HELENA — Ryan Cutter is a PGA certified pro golfer and double amputee. USGA is hosting their first-ever Adaptive Open Championship, but now Cutter needs the help of the community to get him there.
The U.S. Adaptive Open Championship will showcase the world’s best golfers with disabilities. The competition will be held on Course No. 6 at the historic Pinehurst Resort & Country Club on July 18-20, 2022.
Out of over 300 applicants from around the world, Cutter was chosen.
“Yeah, so you put your name in, and I think they looked up your handicap index. And then from there, you had to explain what sort of disability you had. And so they have different levels of disabilities within this event. It's like single leg, single arm, multiple limb, which is a category I fell into. There's some neurological disorders. There's a whole list of different categories that you could fit into. And so you had to explain your disability. And then we would send pictures of our disability, if we needed any adaptive equipment to swing the golf club, like a video of us swinging a golf club. And I think they based entries solely off of the handicap,” Cutter said.
His golf journey started at age three, and his competitive nature pushed him to stick with the sport.
“So you get to an age where you're like 10 or 11, and you're trying to beat everyone else. And so soccer was a lot of running. And I couldn't run as fast as other kids. Baseball was a lot of running basketball was a lot of running. So Golf was really the only sport where I could compete against the other kids and do well and play better and beat them. And I kind of just got attached to golf because I knew I could win,” he said.
But this open isn’t just about winning for Cutter, it holds a much bigger meaning.
“Yeah, it's insane to me, not only for me and the players that are participating in it to have that major championship feel. But just for the general public, you know, to see that golf is a game for everyone. There's really, really good players that have, you know, I have no legs. There's some people there that don't really have hands that play really, really well. You know, despite your limitations in life, you can come out and play this game. And so that's really what I hope that this event is doing is showing to the world that you know, if you don't feel like you can play golf, you really can despite any limitations that you have,” he said.
Cutter is looking forward to spending the open with his girlfriend and family.
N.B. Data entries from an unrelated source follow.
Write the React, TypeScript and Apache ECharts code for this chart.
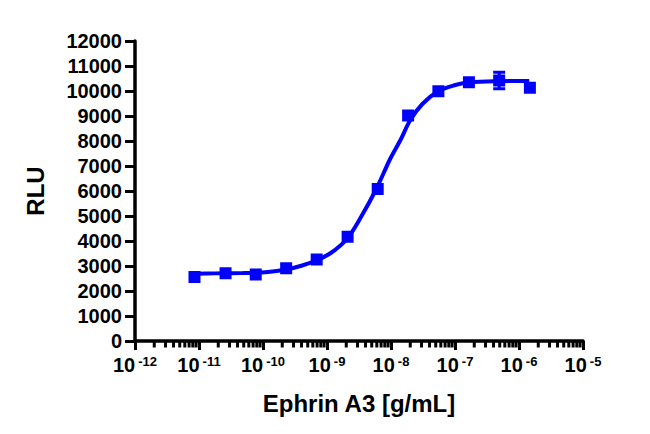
import React from 'react';
import * as echarts from 'echarts';

// measured points (concentration in g/mL, RLU)
const concentrations = [8.5e-12, 2.6e-11, 7.7e-11, 2.3e-10, 6.9e-10, 2.1e-9, 6.2e-9, 1.85e-8, 5.5e-8, 1.65e-7, 4.9e-7, 1.48e-6];
const rluValues = [2560, 2710, 2660, 2910, 3260, 4170, 6080, 9020, 9990, 10350, 10420, 10130];
const rluErrors = [0, 0, 0, 0, 0, 0, 0, 0, 0, 0, 330, 0];

// fitted curve (log10 of concentration, RLU)
const fitLogX = [-11.07, -10.76, -10.34, -9.92, -9.64, -9.4, -9.17, -8.94, -8.69, -8.46, -8.23, -8.01, -7.85, -7.7, -7.51, -7.27, -7.01, -6.78, -6.34, -5.84];
const fitY = [2690, 2705, 2715, 2760, 2860, 3010, 3220, 3520, 4080, 5000, 6080, 7300, 8050, 8830, 9480, 9980, 10230, 10340, 10390, 10400];

const decades = [-12, -11, -10, -9, -8, -7, -6, -5];
const minorMultipliers = [2, 3, 4, 5, 6, 7, 8, 9];

const BLUE = '#0000ff';
const FONT = 'Liberation Sans';

export default function App() {
  const chartRef = React.useRef<HTMLDivElement>(null);

  React.useEffect(() => {
    if (!chartRef.current) return;
    const chart = echarts.init(chartRef.current, undefined, { renderer: 'svg' });

    // minor ticks at 2..9 x 10^d
    const minorTicks: number[][] = [];
    decades.slice(0, -1).forEach((d) => {
      minorMultipliers.forEach((k) => minorTicks.push([d + Math.log10(k), 0]));
    });

    const points = concentrations.map((c, i) => [Math.log10(c), rluValues[i]]);
    const errorData = concentrations.map((c, i) => [Math.log10(c), rluValues[i], rluErrors[i]]);
    const fitData = fitLogX.map((x, i) => [x, fitY[i]]);

    const option: echarts.EChartsOption = {
      animation: false,
      backgroundColor: '#ffffff',
      grid: { left: 135, right: 67, top: 41, bottom: 93, containLabel: false },
      xAxis: {
        type: 'value',
        min: -12,
        max: -5,
        interval: 1,
        name: 'Ephrin A3 [g/mL]',
        nameLocation: 'middle',
        nameGap: 50,
        nameTextStyle: { fontFamily: FONT, fontWeight: 'bold', fontSize: 24, color: '#000' },
        axisLine: { lineStyle: { color: '#000', width: 3.5 } },
        axisTick: { show: true, length: 9, lineStyle: { color: '#000', width: 3 } },
        splitLine: { show: false },
        axisLabel: {
          margin: 14,
          formatter: (v: number) => `{b|10}{s|${v}}`,
          rich: {
            b: { fontFamily: FONT, fontWeight: 'bold', fontSize: 20, color: '#000', lineHeight: 20 },
            s: { fontFamily: FONT, fontWeight: 'bold', fontSize: 13, color: '#000', lineHeight: 12, verticalAlign: 'top', padding: [0, 0, 0, 3] },
          },
        },
      },
      yAxis: {
        type: 'value',
        min: 0,
        max: 12000,
        interval: 1000,
        name: 'RLU',
        nameLocation: 'middle',
        nameGap: 88,
        nameTextStyle: { fontFamily: FONT, fontWeight: 'bold', fontSize: 24, color: '#000' },
        axisLine: { show: true, lineStyle: { color: '#000', width: 3.5 } },
        axisTick: { show: true, length: 10, lineStyle: { color: '#000', width: 3 } },
        splitLine: { show: false },
        axisLabel: {
          margin: 13,
          fontFamily: FONT,
          fontWeight: 'bold',
          fontSize: 20,
          color: '#000',
          formatter: (v: number) => String(v),
        },
      },
      series: [
        {
          type: 'custom',
          data: minorTicks,
          clip: false,
          silent: true,
          z: 5,
          renderItem: (params: any, api: any) => {
            const p = api.coord([api.value(0), api.value(1)]);
            return {
              type: 'line',
              shape: { x1: p[0], y1: p[1], x2: p[0], y2: p[1] + 6.5 },
              style: { stroke: '#000', lineWidth: 3 },
            };
          },
        },
        {
          type: 'line',
          data: fitData,
          smooth: 0.35,
          symbol: 'none',
          lineStyle: { color: BLUE, width: 4 },
          z: 2,
        },
        {
          type: 'scatter',
          data: points,
          symbol: 'rect',
          symbolSize: 12,
          itemStyle: { color: BLUE, opacity: 1 },
          z: 3,
        },
        {
          type: 'custom',
          data: errorData,
          z: 4,
          renderItem: (params: any, api: any) => {
            const err = api.value(2);
            if (!err) return null;
            const x = api.value(0);
            const y = api.value(1);
            const top = api.coord([x, y + err]);
            const bot = api.coord([x, y - err]);
            const half = 6;
            const style = { stroke: BLUE, lineWidth: 3 };
            return {
              type: 'group',
              children: [
                { type: 'line', shape: { x1: top[0], y1: top[1], x2: bot[0], y2: bot[1] }, style },
                { type: 'line', shape: { x1: top[0] - half, y1: top[1], x2: top[0] + half, y2: top[1] }, style },
                { type: 'line', shape: { x1: bot[0] - half, y1: bot[1], x2: bot[0] + half, y2: bot[1] }, style },
              ],
            };
          },
        },
      ],
    };

    chart.setOption(option);
    return () => {
      chart.dispose();
    };
  }, []);

  return (
    <div
      ref={chartRef}
      style={{ position: 'absolute', left: 0, top: 0, width: 650, height: 434, background: '#fff' }}
    />
  );
}
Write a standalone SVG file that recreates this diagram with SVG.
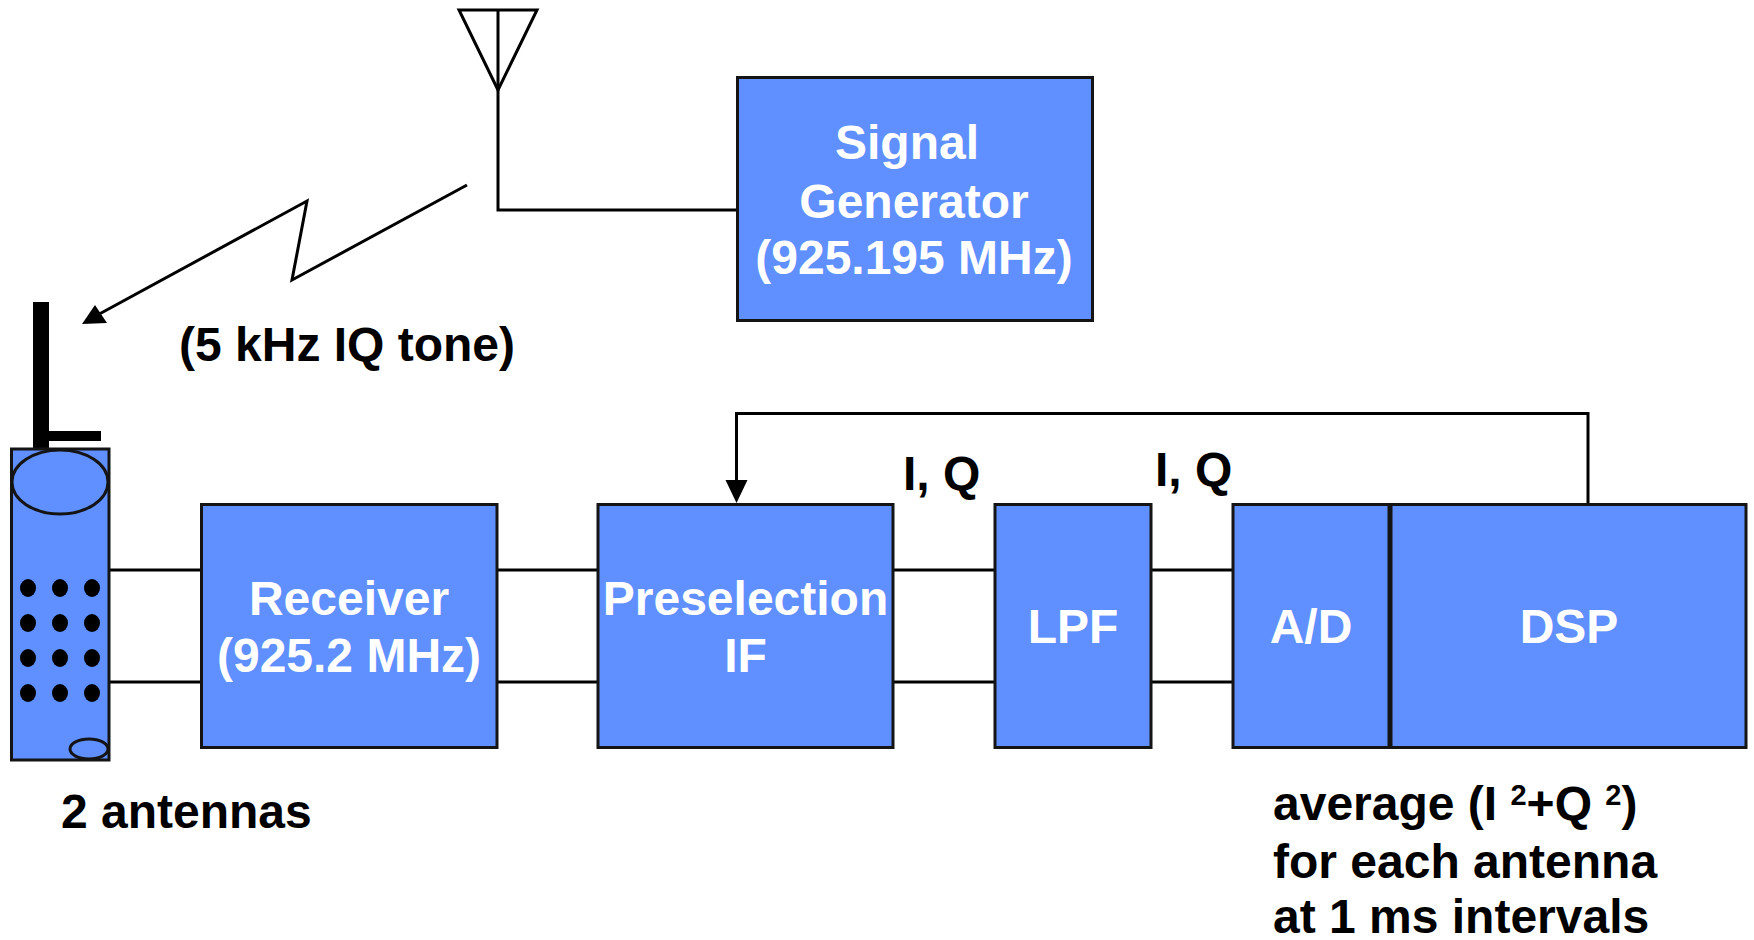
<svg xmlns="http://www.w3.org/2000/svg" width="1754" height="940" viewBox="0 0 1754 940">
<defs>
<style>
.box{fill:#608fff;stroke:#141414;stroke-width:3}
.wire{fill:none;stroke:#000;stroke-width:3}
.thin{fill:none;stroke:#000;stroke-width:3;stroke-linejoin:miter}
text{font-family:"Liberation Sans",Arial,sans-serif;font-weight:700;font-size:48px}
.w{fill:#fff;text-anchor:middle}
.k{fill:#000}
.sup{font-size:29px}
</style>
</defs>
<rect width="1754" height="940" fill="#fff"/>
<g id="connectors">
<path class="wire" d="M498 90V210H737"/>
<path class="wire" d="M467 185L292 280L307 201L92 318"/>
<polygon points="82,324 95,305 107,323" fill="#000"/>
<path class="wire" d="M109 570H201M109 682H201"/>
<path class="wire" d="M497 570H598M497 682H598"/>
<path class="wire" d="M893 570H995M893 682H995"/>
<path class="wire" d="M1151 570H1233M1151 682H1233"/>
<path class="wire" d="M1588 504V413.500H736.500V482"/>
<polygon points="725.500,480 747.500,480 736.500,503" fill="#000"/>
</g>
<g id="antenna">
<polygon class="thin" points="459,10 537,10 498,90"/>
<path class="thin" d="M498 10V90"/>
</g>
<g id="phone">
<rect x="33" y="302" width="16" height="147" fill="#000"/>
<rect x="49" y="431" width="52" height="10" fill="#000"/>
<rect class="box" x="11.500" y="449" width="97.500" height="311"/>
<ellipse class="box" cx="60" cy="482" rx="48" ry="32"/>
<g fill="#000">
<ellipse cx="28" cy="588" rx="8" ry="9"/><ellipse cx="60" cy="588" rx="8" ry="9"/><ellipse cx="92" cy="588" rx="8" ry="9"/>
<ellipse cx="28" cy="623" rx="8" ry="9"/><ellipse cx="60" cy="623" rx="8" ry="9"/><ellipse cx="92" cy="623" rx="8" ry="9"/>
<ellipse cx="28" cy="658" rx="8" ry="9"/><ellipse cx="60" cy="658" rx="8" ry="9"/><ellipse cx="92" cy="658" rx="8" ry="9"/>
<ellipse cx="28" cy="693" rx="8" ry="9"/><ellipse cx="60" cy="693" rx="8" ry="9"/><ellipse cx="92" cy="693" rx="8" ry="9"/>
</g>
<ellipse class="box" cx="89" cy="749" rx="19" ry="10"/>
</g>
<g id="signal-generator">
<rect class="box" x="737.500" y="77.500" width="355" height="243"/>
<text class="w" x="907" y="159">Signal</text>
<text class="w" x="914" y="218">Generator</text>
<text class="w" x="914" y="274">(925.195 MHz)</text>
</g>
<g id="receiver">
<rect class="box" x="201.500" y="504.500" width="295.500" height="243"/>
<text class="w" x="349" y="615">Receiver</text>
<text class="w" x="349" y="672">(925.2 MHz)</text>
</g>
<g id="preselection">
<rect class="box" x="598" y="504.500" width="295" height="243"/>
<text class="w" x="745.500" y="615">Preselection</text>
<text class="w" x="745.500" y="672">IF</text>
</g>
<g id="lpf">
<rect class="box" x="995" y="504.500" width="156" height="243"/>
<text class="w" x="1073" y="643">LPF</text>
</g>
<g id="ad">
<rect class="box" x="1233" y="504.500" width="156" height="243"/>
<text class="w" x="1311" y="643">A/D</text>
</g>
<g id="dsp">
<rect class="box" x="1391" y="504.500" width="355" height="243"/>
<text class="w" x="1569" y="643">DSP</text>
</g>
<g id="labels">
<text class="k" x="179" y="361">(5 kHz IQ tone)</text>
<text class="k" x="903" y="490">I, Q</text>
<text class="k" x="1155" y="485.500">I, Q</text>
<text class="k" x="61" y="828">2 antennas</text>
<text class="k" x="1273" y="820">average (I <tspan class="sup" dy="-15">2</tspan><tspan dy="15">+Q </tspan><tspan class="sup" dy="-15">2</tspan><tspan dy="15">)</tspan></text>
<text class="k" x="1273" y="878">for each antenna</text>
<text class="k" x="1273" y="933">at 1 ms intervals</text>
</g>
</svg>
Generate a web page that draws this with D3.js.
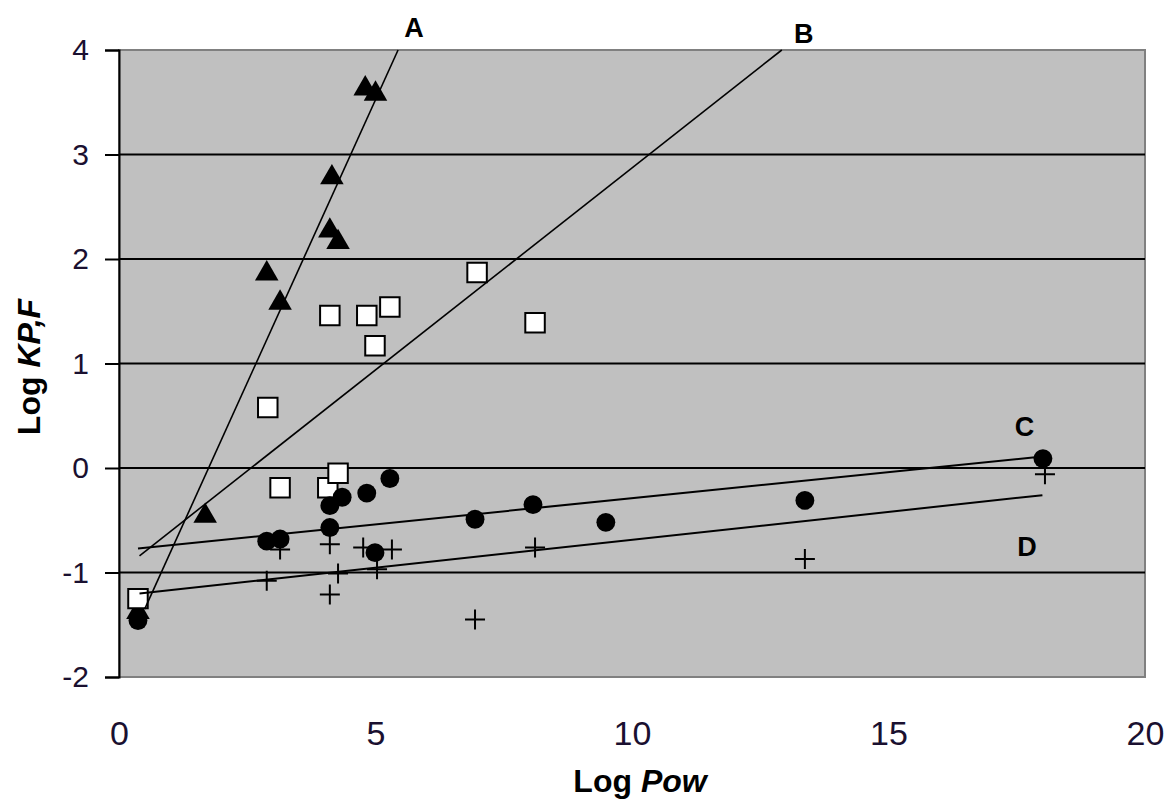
<html>
<script src="https://d3js.org/d3.v7.js"></script>
<body style="margin:0;background:#fff;">
<svg id="chart" width="1166" height="801"></svg>
<script>
    // values (Log Pow, Log KP,F)
    let triX = [0.37, 1.68, 2.88, 3.14, 4.11, 4.15, 4.27, 4.80, 5.00];
    let triY = [-1.38, -0.46, 1.86, 1.58, 2.27, 2.78, 2.16, 3.63, 3.58];

    let sqX = [0.37, 2.90, 3.14, 4.07, 4.27, 4.11, 4.83, 4.99, 5.28, 6.98, 8.11];
    let sqY = [-1.25, 0.58, -0.19, -0.19, -0.05, 1.46, 1.46, 1.17, 1.54, 1.87, 1.39];

    let circX = [0.37, 2.88, 3.14, 4.11, 4.11, 4.35, 4.83, 4.99, 5.28, 6.94, 8.07, 9.49, 13.37, 18.01];
    let circY = [-1.46, -0.70, -0.68, -0.57, -0.36, -0.28, -0.24, -0.81, -0.10, -0.49, -0.35, -0.52, -0.31, 0.09];

    let crossX = [2.88, 3.14, 4.11, 4.11, 4.27, 4.76, 5.03, 5.32, 6.94, 8.11, 13.37, 18.05];
    let crossY = [-1.08, -0.78, -0.73, -1.21, -1.01, -0.76, -0.97, -0.78, -1.45, -0.76, -0.87, -0.06];

    // trendline ends
    let lineNames = ["A", "B", "C", "D"];
    let lineX1 = [0.50, 0.40, 0.37, 0.40];
    let lineY1 = [-1.35, -0.84, -0.77, -1.20];
    let lineX2 = [5.44, 12.92, 18.00, 18.00];
    let lineY2 = [4.00, 4.00, 0.11, -0.26];
    let lineW = [1.6, 1.6, 2, 2];
    let labelX = [5.75, 13.35, 17.65, 17.7];
    let labelY = [4.125, 4.07, 0.31, -0.84];

    let yTicks = [4, 3, 2, 1, 0, -1, -2];
    let xTicks = [0, 5, 10, 15, 20];

    let svg = d3.select('#chart');
    let x = d3.scaleLinear().domain([0, 20]).range([119, 1145]);
    let y = d3.scaleLinear().domain([-2, 4]).range([677, 50]);

    // plot area
    svg.append('rect')
        .attr('x', x(0)).attr('y', y(4))
        .attr('width', x(20) - x(0)).attr('height', y(-2) - y(4))
        .attr('fill', '#c0c0c0')
        .attr('stroke', '#808080')
        .attr('stroke-width', 2);

    svg.selectAll('.grid').data(yTicks.filter(d => d > -2 && d < 4))
        .enter().append('line')
        .attr('class', 'grid')
        .attr('x1', x(0)).attr('x2', x(20))
        .attr('y1', d => y(d)).attr('y2', d => y(d))
        .attr('stroke', '#000').attr('stroke-width', 2);

    // y axis
    let yAxis = d3.axisLeft(y).tickValues(yTicks).tickSize(14).tickPadding(16);
    let gy = svg.append('g').attr('transform', `translate(${x(0)},0)`).call(yAxis);
    gy.select('.domain').attr('stroke', '#000').attr('stroke-width', 2);
    gy.selectAll('.tick line').attr('stroke', '#000').attr('stroke-width', 2);
    gy.selectAll('.tick text')
        .style('font-family', 'Liberation Sans, Arial, sans-serif')
        .style('font-size', '30px')
        .attr('fill', '#1a1030')
        .text(d => d < 0 ? '-' + Math.abs(d) : d);

    // x axis (labels only)
    let xAxis = d3.axisBottom(x).tickValues(xTicks).tickSize(0).tickPadding(44);
    let gx = svg.append('g').attr('transform', `translate(0,${y(-2)})`).call(xAxis);
    gx.select('.domain').remove();
    gx.selectAll('.tick text')
        .style('font-family', 'Liberation Sans, Arial, sans-serif')
        .style('font-size', '34px')
        .attr('fill', '#1a1030');

    svg.selectAll('.tri').data(triX).enter().append('path')
        .attr('class', 'tri')
        .attr('transform', (d, i) => `translate(${x(d)},${y(triY[i])})`)
        .attr('d', d3.symbol().type(d3.symbolTriangle).size(240)())
        .attr('fill', '#000');

    svg.selectAll('.sq').data(sqX).enter().append('path')
        .attr('class', 'sq')
        .attr('transform', (d, i) => `translate(${x(d)},${y(sqY[i])})`)
        .attr('d', d3.symbol().type(d3.symbolSquare).size(380)())
        .attr('fill', '#fff')
        .attr('stroke', '#000')
        .attr('stroke-width', 2);

    svg.selectAll('.circ').data(circX).enter().append('path')
        .attr('class', 'circ')
        .attr('transform', (d, i) => `translate(${x(d)},${y(circY[i])})`)
        .attr('d', d3.symbol().type(d3.symbolCircle).size(280)())
        .attr('fill', '#000');

    svg.selectAll('.cross').data(crossX).enter().append('path')
        .attr('class', 'cross')
        .attr('transform', (d, i) => `translate(${x(d)},${y(crossY[i])})`)
        .attr('d', 'M-10,0H10M0,-10V10')
        .attr('stroke', '#000')
        .attr('stroke-width', 2);

    // trendlines
    svg.selectAll('.trend').data(lineNames).enter().append('line')
        .attr('class', 'trend')
        .attr('x1', (d, i) => x(lineX1[i])).attr('y1', (d, i) => y(lineY1[i]))
        .attr('x2', (d, i) => x(lineX2[i])).attr('y2', (d, i) => y(lineY2[i]))
        .attr('stroke', '#000')
        .attr('stroke-width', (d, i) => lineW[i]);

    svg.selectAll('.lbl').data(lineNames).enter().append('text')
        .attr('class', 'lbl')
        .attr('x', (d, i) => x(labelX[i])).attr('y', (d, i) => y(labelY[i]))
        .attr('text-anchor', 'middle')
        .style('font-family', 'Liberation Sans, Arial, sans-serif')
        .style('font-size', '27px')
        .style('font-weight', 'bold')
        .text(d => d);

    // axis titles
    let xt = svg.append('text')
        .attr('x', 640).attr('y', 792)
        .attr('text-anchor', 'middle')
        .style('font-family', 'Liberation Sans, Arial, sans-serif')
        .style('font-size', '32px')
        .style('font-weight', 'bold');
    xt.append('tspan').text('Log ');
    xt.append('tspan').style('font-style', 'italic').text('Pow');

    let yt = svg.append('text')
        .attr('transform', 'translate(40,367) rotate(-90)')
        .attr('text-anchor', 'middle')
        .style('font-family', 'Liberation Sans, Arial, sans-serif')
        .style('font-size', '32px')
        .style('font-weight', 'bold');
    yt.append('tspan').text('Log ');
    yt.append('tspan').style('font-style', 'italic').text('KP,F');
</script>
</body>
</html>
“You know, I think when I step on site at Pinehurst, I'm just going to be grinning ear to ear the whole time I'm there, you know, it's going to be such a cool experience. My girlfriend, she's going to be my caddy. So it's going to be really cool to share that experience with her. My whole family is going to come down we're going to rent an Airbnb and so I get to spend time with my family. I get to play in this championship. And then I know a lot of the people that made it in through other disabled golf events that I've been a part of, and kind of networking with them and seeing their ideas and how they think about the golf swing and how that's different from maybe how I think about the golf swing. So I think the experience is just going to be unbelievable. I'm already smiling thinking about it,” he said.
You can help Cutter and his family get to Pinehurst with his GoFundMe.
“Hopefully I'm there on the 18th green with a putt to win it.”